The murky world of charity data has been exposed once more after an adjudication against Age UK revealed its fundraising team had “misleading” obtained contact details from its commercial arm in attempt to get one man to sign up for a legacy.
The issue only came to light following a complaint made by the man after he was phoned by Age UK, despite being on the Telephone Preference Service.
To complicate matters, the call was made before the introduction of new guidance which states all charities must run their databases against the TPS – including existing supporters.
However, even at the time of the call – in April last year – charities had to prove they had an existing relationship before calling supporters registered on the TPS. The case was referred to the Fundraising Standards Board, which investigated whether the charity really did have adequate permission.
Age UK maintained that it had a an existing relationship with the complainant because he had requested a ‘Will Information Pack’ in 2002 from Help the Aged (the charity merged with Age Concern in 2009 to form Age UK).

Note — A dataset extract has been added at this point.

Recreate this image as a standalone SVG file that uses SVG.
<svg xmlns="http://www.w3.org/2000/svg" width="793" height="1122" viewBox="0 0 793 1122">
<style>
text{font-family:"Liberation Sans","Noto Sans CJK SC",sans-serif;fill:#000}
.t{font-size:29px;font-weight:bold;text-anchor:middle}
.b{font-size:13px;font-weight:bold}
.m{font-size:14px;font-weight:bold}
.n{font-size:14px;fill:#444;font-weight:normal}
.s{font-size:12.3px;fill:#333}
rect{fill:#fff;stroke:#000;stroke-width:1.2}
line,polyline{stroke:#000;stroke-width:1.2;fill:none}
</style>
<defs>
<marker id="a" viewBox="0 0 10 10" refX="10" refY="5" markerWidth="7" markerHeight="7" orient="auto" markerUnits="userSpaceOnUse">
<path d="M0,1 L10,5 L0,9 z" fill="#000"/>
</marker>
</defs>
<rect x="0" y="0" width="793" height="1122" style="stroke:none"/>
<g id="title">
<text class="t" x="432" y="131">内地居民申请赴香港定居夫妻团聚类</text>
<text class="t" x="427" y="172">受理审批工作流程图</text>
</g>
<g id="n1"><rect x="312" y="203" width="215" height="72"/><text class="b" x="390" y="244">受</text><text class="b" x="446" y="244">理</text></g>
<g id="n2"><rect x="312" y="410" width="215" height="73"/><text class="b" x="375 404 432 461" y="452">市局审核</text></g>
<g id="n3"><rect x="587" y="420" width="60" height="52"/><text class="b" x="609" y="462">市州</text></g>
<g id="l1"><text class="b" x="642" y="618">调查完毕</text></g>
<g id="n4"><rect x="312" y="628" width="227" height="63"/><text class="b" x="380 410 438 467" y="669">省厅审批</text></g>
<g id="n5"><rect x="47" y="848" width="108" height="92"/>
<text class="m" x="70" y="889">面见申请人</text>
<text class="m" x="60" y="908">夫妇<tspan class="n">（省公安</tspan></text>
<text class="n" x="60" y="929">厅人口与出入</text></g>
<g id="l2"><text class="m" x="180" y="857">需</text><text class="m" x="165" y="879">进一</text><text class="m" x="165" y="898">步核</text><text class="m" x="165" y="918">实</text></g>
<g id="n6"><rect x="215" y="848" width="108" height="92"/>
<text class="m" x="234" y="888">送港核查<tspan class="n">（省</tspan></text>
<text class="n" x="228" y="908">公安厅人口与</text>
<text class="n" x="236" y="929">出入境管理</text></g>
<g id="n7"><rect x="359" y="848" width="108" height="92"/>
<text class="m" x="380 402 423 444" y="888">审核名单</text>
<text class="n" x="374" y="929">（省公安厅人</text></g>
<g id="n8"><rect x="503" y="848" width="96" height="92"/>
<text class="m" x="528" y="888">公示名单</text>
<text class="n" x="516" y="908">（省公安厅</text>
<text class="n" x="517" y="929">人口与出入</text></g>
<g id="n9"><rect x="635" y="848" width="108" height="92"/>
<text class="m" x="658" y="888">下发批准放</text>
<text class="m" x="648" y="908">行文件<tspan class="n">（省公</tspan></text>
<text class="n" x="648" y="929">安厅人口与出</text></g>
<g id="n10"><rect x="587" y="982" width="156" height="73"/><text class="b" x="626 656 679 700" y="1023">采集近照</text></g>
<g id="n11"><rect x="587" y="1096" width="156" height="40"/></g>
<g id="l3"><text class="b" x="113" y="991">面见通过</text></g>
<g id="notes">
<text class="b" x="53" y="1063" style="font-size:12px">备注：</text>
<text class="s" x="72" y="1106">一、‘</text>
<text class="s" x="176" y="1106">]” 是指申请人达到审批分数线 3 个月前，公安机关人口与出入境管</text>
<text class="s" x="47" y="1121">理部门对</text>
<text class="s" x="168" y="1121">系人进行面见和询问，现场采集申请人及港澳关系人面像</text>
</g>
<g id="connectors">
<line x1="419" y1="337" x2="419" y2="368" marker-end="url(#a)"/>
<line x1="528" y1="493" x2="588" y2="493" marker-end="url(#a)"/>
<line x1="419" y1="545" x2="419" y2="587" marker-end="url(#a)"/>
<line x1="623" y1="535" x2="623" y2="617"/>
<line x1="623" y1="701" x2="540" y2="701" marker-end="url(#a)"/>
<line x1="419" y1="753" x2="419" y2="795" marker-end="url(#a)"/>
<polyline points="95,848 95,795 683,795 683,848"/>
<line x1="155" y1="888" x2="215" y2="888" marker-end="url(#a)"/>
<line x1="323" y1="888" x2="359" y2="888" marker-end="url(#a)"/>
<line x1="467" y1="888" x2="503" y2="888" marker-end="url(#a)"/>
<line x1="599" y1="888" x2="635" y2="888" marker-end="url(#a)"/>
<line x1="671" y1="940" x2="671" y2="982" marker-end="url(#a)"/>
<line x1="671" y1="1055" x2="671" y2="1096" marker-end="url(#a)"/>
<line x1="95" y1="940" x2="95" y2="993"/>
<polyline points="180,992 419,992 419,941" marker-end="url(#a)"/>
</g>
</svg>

He also signed up for an energy product through Age UK Enterprises in 2010 (cancelled in 2014) and requested a motor insurance quote from the same company in 2015.
However, on requesting the will pack in 2002, the complainant had not provided his telephone number.
The FRSB concluded that, since the complainant had never been a donor to the charity, and had only ever had a limited interaction with it, the relationship was not sufficient to make the fundraising call.
Andrew Hind, chair of the FRSB, said: “We were concerned to discover that the complainant’s phone number had been misleadingly obtained from his commercial interaction with Age UK Enterprises, by Age UK, for fundraising.
“When consent is given, charities cannot just assume that an individual is happy to continue receiving correspondence for many years afterwards, in the absence of a complaint or a specific request to opt out.
“Changes to the Code of Fundraising Practice since last summer reinforce the importance of providing clear and easy ways for the public to opt out of fundraising contact and to always observe data protection requirements.”
The regulator ruled that the charity breached the Code of Fundraising Practice in five instances and should take steps, including issuing a written apology to the complainant signed by an Age UK director, to remedy the situation.
The case has also been referred to the Information Commissioner’s Office.